DATA LINES ::
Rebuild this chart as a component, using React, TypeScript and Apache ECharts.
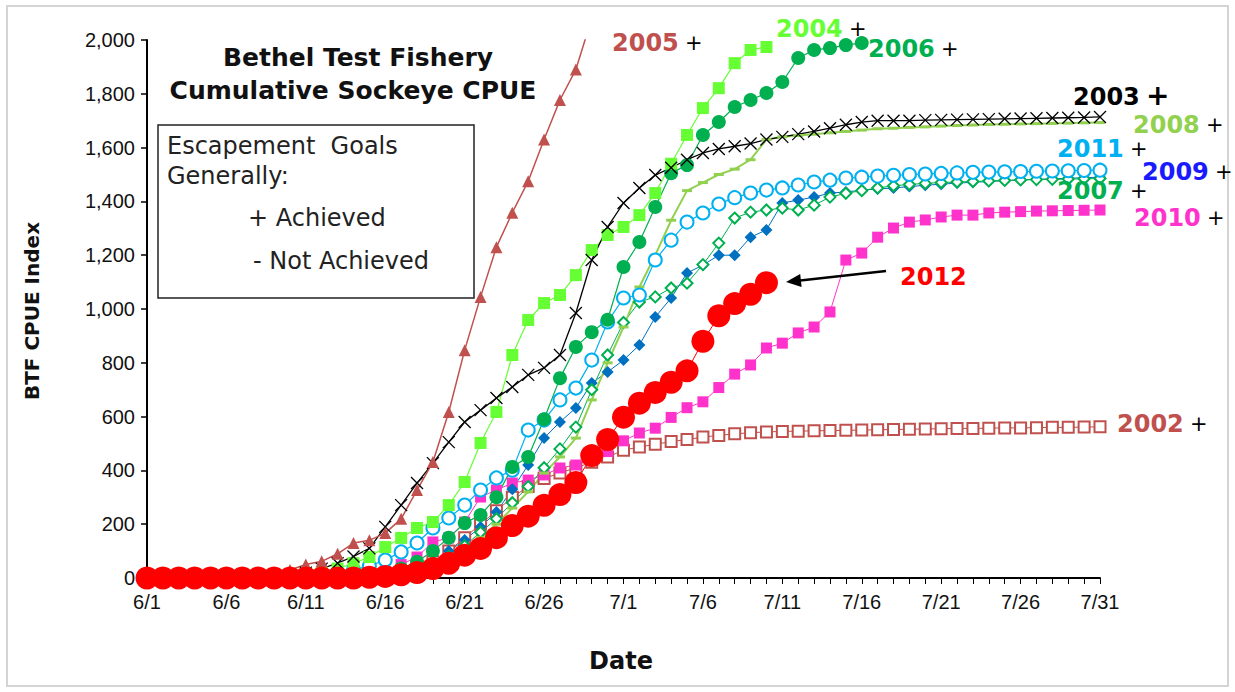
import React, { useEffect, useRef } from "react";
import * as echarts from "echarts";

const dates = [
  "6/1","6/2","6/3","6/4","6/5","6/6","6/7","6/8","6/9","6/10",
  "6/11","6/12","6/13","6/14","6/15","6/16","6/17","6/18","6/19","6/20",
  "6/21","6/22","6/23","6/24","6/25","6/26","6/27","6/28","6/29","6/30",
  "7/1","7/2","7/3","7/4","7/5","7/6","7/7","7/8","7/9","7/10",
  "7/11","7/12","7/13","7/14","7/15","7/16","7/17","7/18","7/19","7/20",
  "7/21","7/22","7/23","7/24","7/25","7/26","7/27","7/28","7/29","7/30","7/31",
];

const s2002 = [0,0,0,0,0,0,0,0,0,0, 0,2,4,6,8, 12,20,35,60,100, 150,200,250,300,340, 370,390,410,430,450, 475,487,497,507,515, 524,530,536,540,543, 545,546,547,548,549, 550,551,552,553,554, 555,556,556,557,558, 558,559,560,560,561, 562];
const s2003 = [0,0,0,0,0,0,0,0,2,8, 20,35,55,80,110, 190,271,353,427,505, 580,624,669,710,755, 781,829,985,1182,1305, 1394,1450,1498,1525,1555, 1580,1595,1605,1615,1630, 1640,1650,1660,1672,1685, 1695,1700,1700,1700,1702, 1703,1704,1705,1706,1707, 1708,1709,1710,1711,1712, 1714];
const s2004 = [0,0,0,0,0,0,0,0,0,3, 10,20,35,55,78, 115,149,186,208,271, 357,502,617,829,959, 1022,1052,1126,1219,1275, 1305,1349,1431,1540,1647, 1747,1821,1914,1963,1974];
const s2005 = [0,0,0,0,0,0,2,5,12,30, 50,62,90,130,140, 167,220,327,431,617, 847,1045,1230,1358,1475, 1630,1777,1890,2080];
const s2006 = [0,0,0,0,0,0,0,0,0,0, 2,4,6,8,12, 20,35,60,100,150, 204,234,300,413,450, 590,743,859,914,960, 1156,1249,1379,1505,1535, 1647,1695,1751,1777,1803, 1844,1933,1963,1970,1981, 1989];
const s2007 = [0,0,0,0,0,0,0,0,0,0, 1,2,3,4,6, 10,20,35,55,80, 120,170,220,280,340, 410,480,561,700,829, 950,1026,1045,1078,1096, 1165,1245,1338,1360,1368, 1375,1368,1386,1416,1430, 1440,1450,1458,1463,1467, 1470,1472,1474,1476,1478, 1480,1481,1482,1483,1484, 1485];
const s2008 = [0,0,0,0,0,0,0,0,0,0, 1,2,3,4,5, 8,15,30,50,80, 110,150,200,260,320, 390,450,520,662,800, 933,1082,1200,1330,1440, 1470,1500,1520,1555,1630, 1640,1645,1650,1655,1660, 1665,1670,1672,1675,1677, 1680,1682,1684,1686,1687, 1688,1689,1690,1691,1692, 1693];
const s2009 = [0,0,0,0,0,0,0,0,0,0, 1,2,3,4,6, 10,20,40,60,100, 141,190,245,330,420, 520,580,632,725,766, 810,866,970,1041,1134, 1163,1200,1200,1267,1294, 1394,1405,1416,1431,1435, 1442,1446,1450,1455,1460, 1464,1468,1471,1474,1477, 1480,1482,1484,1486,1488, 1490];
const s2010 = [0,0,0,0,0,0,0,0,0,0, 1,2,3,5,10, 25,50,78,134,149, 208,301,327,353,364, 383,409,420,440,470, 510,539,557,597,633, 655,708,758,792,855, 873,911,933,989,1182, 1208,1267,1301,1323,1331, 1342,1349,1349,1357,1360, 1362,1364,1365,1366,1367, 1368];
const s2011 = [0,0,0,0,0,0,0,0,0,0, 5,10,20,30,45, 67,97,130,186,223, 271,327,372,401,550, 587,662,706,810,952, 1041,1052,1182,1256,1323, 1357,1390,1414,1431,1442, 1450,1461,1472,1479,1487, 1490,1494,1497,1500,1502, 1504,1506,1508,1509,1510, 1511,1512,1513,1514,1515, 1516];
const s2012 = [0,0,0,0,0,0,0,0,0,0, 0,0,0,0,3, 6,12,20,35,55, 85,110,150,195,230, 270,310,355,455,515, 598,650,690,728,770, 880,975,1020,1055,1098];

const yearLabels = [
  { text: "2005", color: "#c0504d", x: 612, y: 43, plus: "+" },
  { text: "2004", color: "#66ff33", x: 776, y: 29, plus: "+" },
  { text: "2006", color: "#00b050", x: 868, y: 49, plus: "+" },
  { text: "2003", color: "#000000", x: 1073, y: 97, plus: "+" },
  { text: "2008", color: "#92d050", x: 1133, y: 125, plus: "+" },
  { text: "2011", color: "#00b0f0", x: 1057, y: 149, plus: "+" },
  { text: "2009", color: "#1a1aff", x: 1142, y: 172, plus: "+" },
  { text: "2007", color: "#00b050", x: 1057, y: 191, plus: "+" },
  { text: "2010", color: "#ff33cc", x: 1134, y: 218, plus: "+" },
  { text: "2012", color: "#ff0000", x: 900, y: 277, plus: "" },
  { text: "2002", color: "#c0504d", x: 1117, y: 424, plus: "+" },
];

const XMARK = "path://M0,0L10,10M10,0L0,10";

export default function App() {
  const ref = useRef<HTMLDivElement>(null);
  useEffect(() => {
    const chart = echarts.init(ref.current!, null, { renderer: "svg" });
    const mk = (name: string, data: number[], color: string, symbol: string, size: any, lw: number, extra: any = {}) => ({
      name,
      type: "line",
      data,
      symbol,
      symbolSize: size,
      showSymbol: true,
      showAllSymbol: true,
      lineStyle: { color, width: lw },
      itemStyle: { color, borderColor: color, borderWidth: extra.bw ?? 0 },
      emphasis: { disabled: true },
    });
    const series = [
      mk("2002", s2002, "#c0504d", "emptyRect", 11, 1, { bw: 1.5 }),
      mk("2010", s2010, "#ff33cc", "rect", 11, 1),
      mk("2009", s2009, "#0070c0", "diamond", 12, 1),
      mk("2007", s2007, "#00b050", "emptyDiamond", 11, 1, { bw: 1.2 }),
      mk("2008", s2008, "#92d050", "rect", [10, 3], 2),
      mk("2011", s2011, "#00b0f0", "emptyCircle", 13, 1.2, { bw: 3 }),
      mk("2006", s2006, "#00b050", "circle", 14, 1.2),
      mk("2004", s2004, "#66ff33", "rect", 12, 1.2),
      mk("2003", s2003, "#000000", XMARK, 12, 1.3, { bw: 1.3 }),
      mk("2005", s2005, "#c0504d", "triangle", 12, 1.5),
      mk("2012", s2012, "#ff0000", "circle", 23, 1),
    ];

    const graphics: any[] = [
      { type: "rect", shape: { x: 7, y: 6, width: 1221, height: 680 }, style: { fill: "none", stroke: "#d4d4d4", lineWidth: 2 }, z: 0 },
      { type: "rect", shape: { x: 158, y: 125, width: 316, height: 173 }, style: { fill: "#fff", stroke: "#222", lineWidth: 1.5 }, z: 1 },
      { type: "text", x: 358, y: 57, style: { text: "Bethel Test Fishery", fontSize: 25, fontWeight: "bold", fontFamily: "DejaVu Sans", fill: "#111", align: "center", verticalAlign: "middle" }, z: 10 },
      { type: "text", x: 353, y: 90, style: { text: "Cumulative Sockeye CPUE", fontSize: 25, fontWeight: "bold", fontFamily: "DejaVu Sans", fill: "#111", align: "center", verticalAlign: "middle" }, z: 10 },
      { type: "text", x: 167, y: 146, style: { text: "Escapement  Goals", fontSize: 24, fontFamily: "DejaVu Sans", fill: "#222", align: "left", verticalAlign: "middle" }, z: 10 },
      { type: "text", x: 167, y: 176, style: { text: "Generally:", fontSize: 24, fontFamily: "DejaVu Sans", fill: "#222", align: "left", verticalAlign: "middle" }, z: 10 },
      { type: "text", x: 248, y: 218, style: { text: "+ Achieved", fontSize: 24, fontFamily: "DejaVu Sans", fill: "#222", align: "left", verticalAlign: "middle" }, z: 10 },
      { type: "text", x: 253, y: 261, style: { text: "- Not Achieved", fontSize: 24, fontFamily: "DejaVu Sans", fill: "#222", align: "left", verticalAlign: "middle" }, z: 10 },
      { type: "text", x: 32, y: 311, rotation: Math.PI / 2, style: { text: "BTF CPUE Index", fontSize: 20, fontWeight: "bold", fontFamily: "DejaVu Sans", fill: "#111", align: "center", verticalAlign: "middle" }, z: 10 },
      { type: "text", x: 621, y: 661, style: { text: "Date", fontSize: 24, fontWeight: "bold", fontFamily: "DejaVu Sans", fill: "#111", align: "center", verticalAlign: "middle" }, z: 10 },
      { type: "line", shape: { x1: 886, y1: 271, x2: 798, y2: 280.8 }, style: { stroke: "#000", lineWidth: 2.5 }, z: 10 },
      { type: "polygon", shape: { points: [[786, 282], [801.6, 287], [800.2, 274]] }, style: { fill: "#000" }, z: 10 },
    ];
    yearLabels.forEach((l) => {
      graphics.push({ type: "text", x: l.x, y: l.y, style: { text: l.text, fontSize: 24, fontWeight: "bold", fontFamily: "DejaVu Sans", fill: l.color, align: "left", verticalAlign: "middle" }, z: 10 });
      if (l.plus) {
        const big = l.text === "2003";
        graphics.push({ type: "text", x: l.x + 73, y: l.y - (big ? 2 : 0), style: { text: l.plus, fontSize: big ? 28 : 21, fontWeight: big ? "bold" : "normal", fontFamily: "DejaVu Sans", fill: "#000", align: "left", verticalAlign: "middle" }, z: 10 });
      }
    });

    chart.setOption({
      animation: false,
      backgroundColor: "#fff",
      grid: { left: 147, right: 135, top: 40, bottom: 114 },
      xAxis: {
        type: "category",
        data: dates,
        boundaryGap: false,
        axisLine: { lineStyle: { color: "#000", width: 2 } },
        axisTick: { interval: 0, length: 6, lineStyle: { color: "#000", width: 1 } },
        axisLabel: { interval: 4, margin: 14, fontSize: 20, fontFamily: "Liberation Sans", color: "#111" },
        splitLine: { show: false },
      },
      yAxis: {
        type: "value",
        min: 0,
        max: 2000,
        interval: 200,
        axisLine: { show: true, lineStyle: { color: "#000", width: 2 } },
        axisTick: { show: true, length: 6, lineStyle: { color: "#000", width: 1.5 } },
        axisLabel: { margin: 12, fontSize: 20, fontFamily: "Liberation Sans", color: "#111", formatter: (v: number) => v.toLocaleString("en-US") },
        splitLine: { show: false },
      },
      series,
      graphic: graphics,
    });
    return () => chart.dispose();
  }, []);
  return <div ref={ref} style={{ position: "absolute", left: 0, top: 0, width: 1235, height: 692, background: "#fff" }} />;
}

SHORT EXERCISE ::
Copy nothing but the lines from the top of the data down to the line containing "import * as", and leave the pictures out.

EXERCISE RESPONSE ::
Rebuild this chart as a component, using React, TypeScript and Apache ECharts.
import React, { useEffect, useRef } from "react";
import * as echarts from "echarts";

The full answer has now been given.